-- TASK --
Extract all lines from the data beneath that include the word "this".

** start DATASET CONTENT **

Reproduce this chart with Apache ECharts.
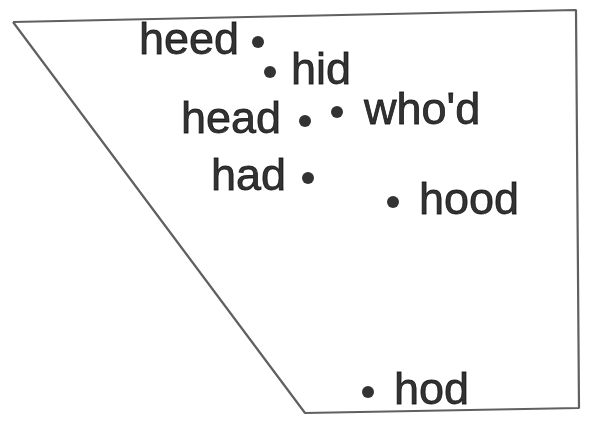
<!DOCTYPE html>
<html><head><meta charset="utf-8">
<script src="https://cdn.jsdelivr.net/npm/echarts@6/dist/echarts.min.js"></script>
<style>html,body{margin:0;padding:0;background:#fff}#c{width:596px;height:427px}</style>
</head><body><div id="c"></div>
<script>
// vowel words and positions (chart units: x to the right, y downward)
const words = ["heed", "hid", "head", "who'd", "had", "hood", "hod"];
const xs = [258, 270, 305, 337, 308, 393, 368];
const ys = [42, 72, 121, 112, 178, 202, 392];
const labelSide = ["left", "right", "left", "right", "left", "right", "right"];
const labelGap = [13, 15, 18, 21, 16, 20, 20];
// vowel quadrilateral outline corners
const quadX = [13, 576, 579, 305, 13];
const quadY = [22, 10, 408, 413, 22];

const chart = echarts.init(document.getElementById('c'), null, {renderer: 'canvas'});
chart.setOption({
  backgroundColor: '#ffffff',
  animation: false,
  grid: {left: 0, right: 0, top: 0, bottom: 0},
  xAxis: {type: 'value', min: 0, max: 596, show: false},
  yAxis: {type: 'value', min: 0, max: 427, inverse: true, show: false},
  series: [
    {
      type: 'line',
      data: quadX.map((x, i) => [x, quadY[i]]),
      symbol: 'none',
      lineStyle: {color: '#606060', width: 2.2},
      silent: true
    },
    {
      type: 'scatter',
      symbol: 'circle',
      symbolSize: 12,
      itemStyle: {color: '#000'},
      data: words.map((w, i) => ({
        value: [xs[i], ys[i]],
        name: w,
        label: {position: labelSide[i], distance: labelGap[i]}
      })),
      label: {
        show: true,
        formatter: p => p.name,
        color: '#000',
        textBorderColor: '#000',
        textBorderWidth: 0.8,
        fontFamily: 'Liberation Sans, Arial, sans-serif',
        fontSize: 45
      }
    }
  ]
});
</script></body></html>
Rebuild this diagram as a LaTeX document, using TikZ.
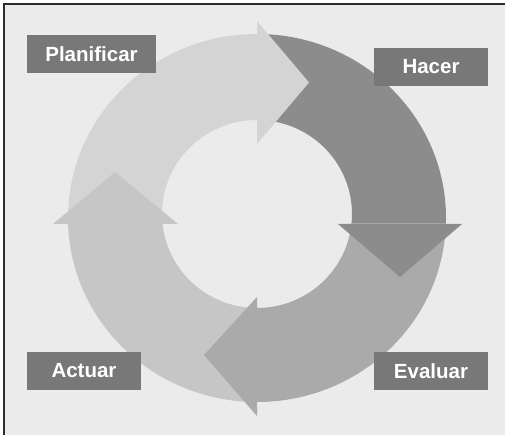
\documentclass[tikz,border=0pt]{standalone}
\usepackage{fontspec}
\usepackage{xcolor}
\usepackage{tikz}
\newfontfamily\labelfont{Liberation Sans}
\definecolor{pagefill}{RGB}{235,235,235}
\definecolor{frameline}{RGB}{45,45,45}
\definecolor{planfill}{RGB}{212,212,212}
\definecolor{hacerfill}{RGB}{140,140,140}
\definecolor{evalfill}{RGB}{170,170,170}
\definecolor{actfill}{RGB}{198,198,198}
\definecolor{labelfill}{RGB}{120,120,120}

\begin{document}
\begin{tikzpicture}[x=1pt, y=-1pt,
    label/.style={fill=labelfill, text=white, inner sep=0pt, minimum width=114pt, minimum height=38pt,
      font=\labelfont\bfseries\fontsize{20.5}{24}\selectfont},
    ring/.style={even odd rule}
  ]
    \useasboundingbox (0,0) rectangle (505,435);
    \fill[white] (0,0) rectangle (505,435);
    \fill[pagefill] (4,4) rectangle (505,435);
    \draw[frameline, line width=1.3pt] (505,4) -- (4,4) -- (4,435);
    % ring bodies, one quarter each
    \foreach \col/\xa/\ya/\xb/\yb in {planfill/0/0/257/224, hacerfill/257/0/505/224,
        evalfill/257/224/505/435, actfill/0/224/257/435} {
      \begin{scope}
        \clip (\xa,\ya) rectangle (\xb,\yb);
        \fill[\col, ring] (257,218) ellipse [x radius=189pt, y radius=184pt]
          (257,214) ellipse [x radius=95pt, y radius=94pt];
      \end{scope}
    }
    % arrow heads
    \fill[planfill] (257,21) -- (309,82.5) -- (257,144) -- cycle;
    \fill[hacerfill] (338,224) -- (400,277) -- (462,224) -- cycle;
    \fill[evalfill] (257,297) -- (204,355) -- (257,416) -- cycle;
    \fill[actfill] (53,224) -- (115,172) -- (178,224) -- cycle;
    % labels
    \node[label, minimum width=129pt] (plan) at (91.5,54) {Planificar};
    \node[label] (hacer) at (431,67) {Hacer};
    \node[label] (actuar) at (84,371) {Actuar};
    \node[label] (evaluar) at (431,371) {Evaluar};
  \end{tikzpicture}
\end{document}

** end DATASET CONTENT **

-- TASK RESPONSE --
Reproduce this chart with Apache ECharts.
Rebuild this diagram as a LaTeX document, using TikZ.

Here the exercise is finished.